My warm up is always to go out just to the edge of the foam/whitewash (about like ten feet or so) and very slowly and smoothly roll onto the board's edge. The goal is to keep it slow and progressive and end up at the top of the wake with 1) your legs the most extended they've been, 2) the most amount of tension on the rope, 3) the most amount of speed across the wake. This isn't to say that you need to be hauling a$$ across the wake, just that you've progressively gone from straight and level to edged, loaded and extended, with all peaking right at the wake. When done correctly, it's one motion and you get enough pop to get wake to wake in a controlled way after only starting ten feet out. I do that toeside and heelside a few times and will then start out farther in the flats.
Even when you move out farther, you want that same feeling of rolling slowly & progressively into your edge but will reach a certain edge and then just hold it for a time while the speed and tension builds on the way to hitting the wake. If you roll progressively until there's a lot of tension while you're still too far outside of the wake, you'll screw yourself by having to ease up on your edge as the speed and tension builds. Much better to progressively roll into a weak edge but then hold it all the way through (it won't be a weak edge by the time you get to the wake) than to build an agressive edge early and then have to ease off as you approach the wake. In the latter case, you'll have all kinds of speed and no lift.
For me, I can tell when the boat's going too fast when I set an edge early and end up having to ease it before the wake.
Biggest thing is just make sure tension, speed and body extension are all peaked at the wake and you'll fly. If you keep your handle down at your hip and at the right location, you'll stay true in the air. Let the handle come up and you'll rotate into a header. Let go of your front hand or move the handle back across your stomach and you'll rotate in the air and either land sideways or 180 off of where you started. Now the fun part is when you let the handle rise AND let it come back across your stomach - then you start getting the off-axis front roll to faceplant.
Heelside is pretty easy in terms of handle position - start with it at the front hip, and end at the front hip to stomach or so. Toeside's harder in that the handle needs to start at the front hip and end at like the back side of the front hip (farther around your body) and usually in the air, you'll actually push the handle down lower a little to keep from being pulled over towards the boat.
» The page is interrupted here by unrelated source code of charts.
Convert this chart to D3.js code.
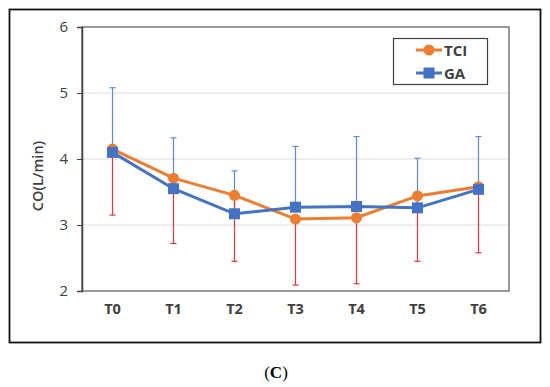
<!DOCTYPE html>
<html>
<head>
<meta charset="utf-8">
<script src="https://cdn.jsdelivr.net/npm/d3@7"></script>
<style>
  body { margin: 0; background: #fff; }
  svg text { font-family: "Open Sans", "Liberation Sans", sans-serif; }
</style>
</head>
<body>
<div id="chart"></div>
<script>
// time points
const categories = ["T0", "T1", "T2", "T3", "T4", "T5", "T6"];

// mean CO values per group
const tciMean = [4.15, 3.71, 3.45, 3.09, 3.11, 3.44, 3.58];
const gaMean  = [4.10, 3.55, 3.17, 3.27, 3.28, 3.26, 3.54];

// standard deviations (TCI shown downward, GA upward)
const tciSd = [1.00, 0.99, 1.00, 1.00, 1.00, 0.99, 1.00];
const gaSd  = [0.98, 0.77, 0.65, 0.92, 1.06, 0.75, 0.80];

const yTicks = [2, 3, 4, 5, 6];

const W = 550, H = 387;
const margin = {top: 27, right: 41, bottom: 96, left: 82};
const width = W - margin.left - margin.right,
      height = H - margin.top - margin.bottom;

const svg = d3.select("#chart")
  .append("svg")
  .attr("width", W)
  .attr("height", H);

// outer frame
svg.append("rect")
  .attr("x", 9.5).attr("y", 9.5)
  .attr("width", 531).attr("height", 333)
  .attr("fill", "none")
  .attr("stroke", "#111")
  .attr("stroke-width", 1.8);

const g = svg.append("g")
  .attr("transform", `translate(${margin.left},${margin.top})`);

const x = d3.scaleBand()
  .domain(categories)
  .range([0, width]);

const y = d3.scaleLinear()
  .domain([2, 6])
  .range([height, 0]);

// gridlines
g.append("g")
  .selectAll("line")
  .data(yTicks.slice(1, -1))
  .join("line")
    .attr("x1", 0).attr("x2", width)
    .attr("y1", d => y(d)).attr("y2", d => y(d))
    .attr("stroke", "#dcdcdc")
    .attr("stroke-width", 1);

// plot border
g.append("rect")
  .attr("width", width).attr("height", height)
  .attr("fill", "none")
  .attr("stroke", "#595959")
  .attr("stroke-width", 1.2);

// y axis
const yAxis = g.append("g")
  .call(d3.axisLeft(y).tickValues(yTicks).tickFormat(d3.format("d")).tickSize(5).tickPadding(9));
yAxis.select(".domain").attr("stroke", "#404040").attr("stroke-width", 1.5);
yAxis.selectAll(".tick line").attr("stroke", "#404040");
yAxis.selectAll("text")
  .style("font-size", "15px")
  .attr("fill", "#404040");

// x axis labels
const xAxis = g.append("g")
  .attr("transform", `translate(0,${height})`)
  .call(d3.axisBottom(x).tickSize(0).tickPadding(13));
xAxis.select(".domain").remove();
xAxis.selectAll("text")
  .style("font-size", "14.5px")
  .style("font-weight", 700)
  .attr("fill", "#404040");

const cx = d => x(d) + x.bandwidth() / 2;

// error bars
const cap = 3;
function errorBars(means, sds, dir, color) {
  const eb = g.append("g");
  categories.forEach((c, i) => {
    const y0 = y(means[i]), y1 = y(means[i] + dir * sds[i]);
    eb.append("line")
      .attr("x1", cx(c)).attr("x2", cx(c))
      .attr("y1", y0).attr("y2", y1)
      .attr("stroke", color).attr("stroke-width", 1.2);
    eb.append("line")
      .attr("x1", cx(c) - cap).attr("x2", cx(c) + cap)
      .attr("y1", y1).attr("y2", y1)
      .attr("stroke", color).attr("stroke-width", 1.2);
  });
}
errorBars(gaMean, gaSd, 1, "#5b8bd8");
errorBars(tciMean, tciSd, -1, "#e8343c");

const line = d3.line()
  .x((d, i) => cx(categories[i]))
  .y(d => y(d));

const orange = "#ed7d31", blue = "#4472c4";

// TCI line
g.append("path")
  .datum(tciMean)
  .attr("d", line)
  .attr("fill", "none")
  .attr("stroke", orange)
  .attr("stroke-width", 3);
g.append("g")
  .selectAll("circle")
  .data(tciMean)
  .join("circle")
    .attr("cx", (d, i) => cx(categories[i]))
    .attr("cy", d => y(d))
    .attr("r", 5.5)
    .attr("fill", orange);

// GA line
g.append("path")
  .datum(gaMean)
  .attr("d", line)
  .attr("fill", "none")
  .attr("stroke", blue)
  .attr("stroke-width", 3);
g.append("g")
  .selectAll("rect")
  .data(gaMean)
  .join("rect")
    .attr("x", (d, i) => cx(categories[i]) - 5.5)
    .attr("y", d => y(d) - 5.5)
    .attr("width", 11).attr("height", 11)
    .attr("fill", blue);

// y label
svg.append("text")
  .attr("transform", "translate(43,176) rotate(-90)")
  .attr("text-anchor", "middle")
  .style("font-size", "14.5px")
  .style("font-weight", 600)
  .attr("fill", "#404040")
  .text("CO(L/min)");

// legend
const legend = svg.append("g");
legend.append("rect")
  .attr("x", 393.5).attr("y", 38.5)
  .attr("width", 94).attr("height", 46)
  .attr("fill", "#fff")
  .attr("stroke", "#404040")
  .attr("stroke-width", 1.2);
const items = [{name: "TCI", color: orange, shape: "circle"}, {name: "GA", color: blue, shape: "square"}];
items.forEach((it, i) => {
  const ly = 50 + i * 23;
  legend.append("line")
    .attr("x1", 416).attr("x2", 442)
    .attr("y1", ly).attr("y2", ly)
    .attr("stroke", it.color).attr("stroke-width", 3);
  if (it.shape === "circle") {
    legend.append("circle").attr("cx", 429).attr("cy", ly).attr("r", 5.5).attr("fill", it.color);
  } else {
    legend.append("rect").attr("x", 423.5).attr("y", ly - 5.5).attr("width", 11).attr("height", 11).attr("fill", it.color);
  }
  legend.append("text")
    .attr("x", 444).attr("y", ly + 5.5)
    .style("font-size", "15px")
    .style("font-weight", 700)
    .attr("fill", "#404040")
    .text(it.name);
});

// panel caption
svg.append("text")
  .attr("x", 276).attr("y", 378)
  .attr("text-anchor", "middle")
  .style("font-family", "'Liberation Serif', 'DejaVu Serif', serif")
  .style("font-size", "17px")
  .attr("fill", "#000")
  .html('(<tspan font-weight="bold">C</tspan>)');
</script>
</body>
</html>
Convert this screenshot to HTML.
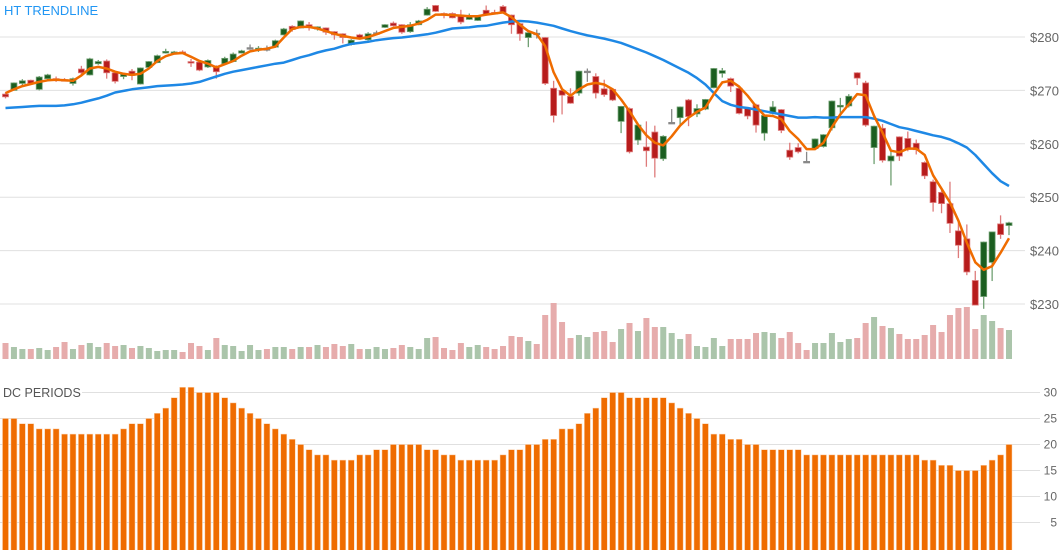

Even after you get across the wake a few times, try that warmp up I described - since it's all in one motion, you clearly see the effects line tension (aka edge plus speed) on pop. You also see that you don't need to CHARGE the wake to get across. Often the more speed you carry in, the less height and control you end with.
With all that being said, I'm the last person that should be giving advice ;-) Got the edge down, though!